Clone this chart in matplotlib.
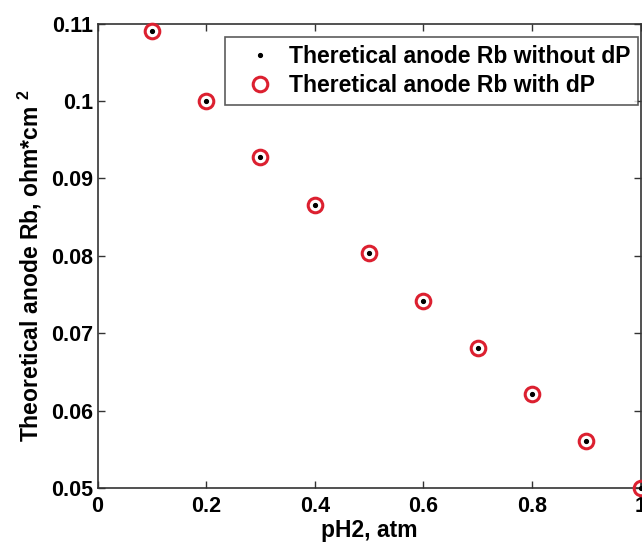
import matplotlib
matplotlib.use("Agg")
import matplotlib.pyplot as plt

ph2 = [0.1, 0.2, 0.3, 0.4, 0.5, 0.6, 0.7, 0.8, 0.9, 1.0]
rb_without_dp = [0.1090, 0.1000, 0.0928, 0.0866, 0.0803, 0.0741, 0.0681, 0.0621, 0.0561, 0.0500]
rb_with_dp = [0.1090, 0.1000, 0.0928, 0.0866, 0.0803, 0.0741, 0.0681, 0.0621, 0.0561, 0.0500]
xticks = [0, 0.2, 0.4, 0.6, 0.8, 1]
xticklabels = ["0", "0.2", "0.4", "0.6", "0.8", "1"]
yticks = [0.05, 0.06, 0.07, 0.08, 0.09, 0.10, 0.11]
yticklabels = ["0.05", "0.06", "0.07", "0.08", "0.09", "0.1", "0.11"]

plt.rcParams['font.family'] = ['Liberation Sans', 'DejaVu Sans']
plt.rcParams['font.weight'] = 'bold'
plt.rcParams['mathtext.fontset'] = 'custom'
plt.rcParams['mathtext.bf'] = 'Liberation Sans:bold'
plt.rcParams['mathtext.rm'] = 'Liberation Sans:bold'

W, H = 642, 544
fig = plt.figure(figsize=(W / 100, H / 100), dpi=100)
left, right, top, bottom = 97.5, 640.5, 23.5, 488
ax = fig.add_axes([left / W, 1 - bottom / H, (right - left) / W, (bottom - top) / H])

ax.plot(ph2, rb_without_dp, linestyle='none', marker='.', color='black', markersize=5.5,
        label='Theretical anode Rb without dP', clip_on=False, zorder=4)
ax.plot(ph2, rb_with_dp, linestyle='none', marker='o', markerfacecolor='none',
        markeredgecolor='#dc2030', markeredgewidth=2.2, markersize=10.5,
        label='Theretical anode Rb with dP', clip_on=False, zorder=3)

ax.set_xlim(0, 1)
ax.set_ylim(0.05, 0.11)
ax.set_xticks(xticks)
ax.set_xticklabels(xticklabels)
ax.set_yticks(yticks)
ax.set_yticklabels(yticklabels)
ax.tick_params(direction='in', length=5, width=1, labelsize=15.5, top=True, right=True,
               color='#333333', pad=3)
ax.tick_params(axis='x', pad=6)
for lab in ax.get_xticklabels() + ax.get_yticklabels():
    lab.set_fontweight('bold')
for sp in ax.spines.values():
    sp.set_linewidth(1.2)
    sp.set_color('#333333')

ax.set_xlabel('pH2, atm', fontsize=16.5, fontweight='bold', labelpad=1)
ax.set_ylabel('Theoretical anode Rb, ohm*cm $^{\\mathbf{2}}$', fontsize=16.5,
              fontweight='bold')
ax.yaxis.set_label_coords(-0.098, 0.478)

leg = ax.legend(loc='upper right', bbox_to_anchor=(0.996, 0.972),
                prop={'weight': 'bold', 'size': 16.5}, frameon=True, fancybox=False,
                edgecolor='#333333', borderpad=0.35, handletextpad=0.1, handlelength=2.35,
                labelspacing=0.28, borderaxespad=0)
leg.get_frame().set_linewidth(1.2)

fig.savefig('out.png', dpi=100)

### Written exercise:
Copy the whole of the material above exactly, but not its images.

### Response for this exercise:
Clone this chart in matplotlib.
import matplotlib
matplotlib.use("Agg")
import matplotlib.pyplot as plt

ph2 = [0.1, 0.2, 0.3, 0.4, 0.5, 0.6, 0.7, 0.8, 0.9, 1.0]
rb_without_dp = [0.1090, 0.1000, 0.0928, 0.0866, 0.0803, 0.0741, 0.0681, 0.0621, 0.0561, 0.0500]
rb_with_dp = [0.1090, 0.1000, 0.0928, 0.0866, 0.0803, 0.0741, 0.0681, 0.0621, 0.0561, 0.0500]
xticks = [0, 0.2, 0.4, 0.6, 0.8, 1]
xticklabels = ["0", "0.2", "0.4", "0.6", "0.8", "1"]
yticks = [0.05, 0.06, 0.07, 0.08, 0.09, 0.10, 0.11]
yticklabels = ["0.05", "0.06", "0.07", "0.08", "0.09", "0.1", "0.11"]

plt.rcParams['font.family'] = ['Liberation Sans', 'DejaVu Sans']
plt.rcParams['font.weight'] = 'bold'
plt.rcParams['mathtext.fontset'] = 'custom'
plt.rcParams['mathtext.bf'] = 'Liberation Sans:bold'
plt.rcParams['mathtext.rm'] = 'Liberation Sans:bold'

W, H = 642, 544
fig = plt.figure(figsize=(W / 100, H / 100), dpi=100)
left, right, top, bottom = 97.5, 640.5, 23.5, 488
ax = fig.add_axes([left / W, 1 - bottom / H, (right - left) / W, (bottom - top) / H])

ax.plot(ph2, rb_without_dp, linestyle='none', marker='.', color='black', markersize=5.5,
        label='Theretical anode Rb without dP', clip_on=False, zorder=4)
ax.plot(ph2, rb_with_dp, linestyle='none', marker='o', markerfacecolor='none',
        markeredgecolor='#dc2030', markeredgewidth=2.2, markersize=10.5,
        label='Theretical anode Rb with dP', clip_on=False, zorder=3)

ax.set_xlim(0, 1)
ax.set_ylim(0.05, 0.11)
ax.set_xticks(xticks)
ax.set_xticklabels(xticklabels)
ax.set_yticks(yticks)
ax.set_yticklabels(yticklabels)
ax.tick_params(direction='in', length=5, width=1, labelsize=15.5, top=True, right=True,
               color='#333333', pad=3)
ax.tick_params(axis='x', pad=6)
for lab in ax.get_xticklabels() + ax.get_yticklabels():
    lab.set_fontweight('bold')
for sp in ax.spines.values():
    sp.set_linewidth(1.2)
    sp.set_color('#333333')

ax.set_xlabel('pH2, atm', fontsize=16.5, fontweight='bold', labelpad=1)
ax.set_ylabel('Theoretical anode Rb, ohm*cm $^{\\mathbf{2}}$', fontsize=16.5,
              fontweight='bold')
ax.yaxis.set_label_coords(-0.098, 0.478)

leg = ax.legend(loc='upper right', bbox_to_anchor=(0.996, 0.972),
                prop={'weight': 'bold', 'size': 16.5}, frameon=True, fancybox=False,
                edgecolor='#333333', borderpad=0.35, handletextpad=0.1, handlelength=2.35,
                labelspacing=0.28, borderaxespad=0)
leg.get_frame().set_linewidth(1.2)

fig.savefig('out.png', dpi=100)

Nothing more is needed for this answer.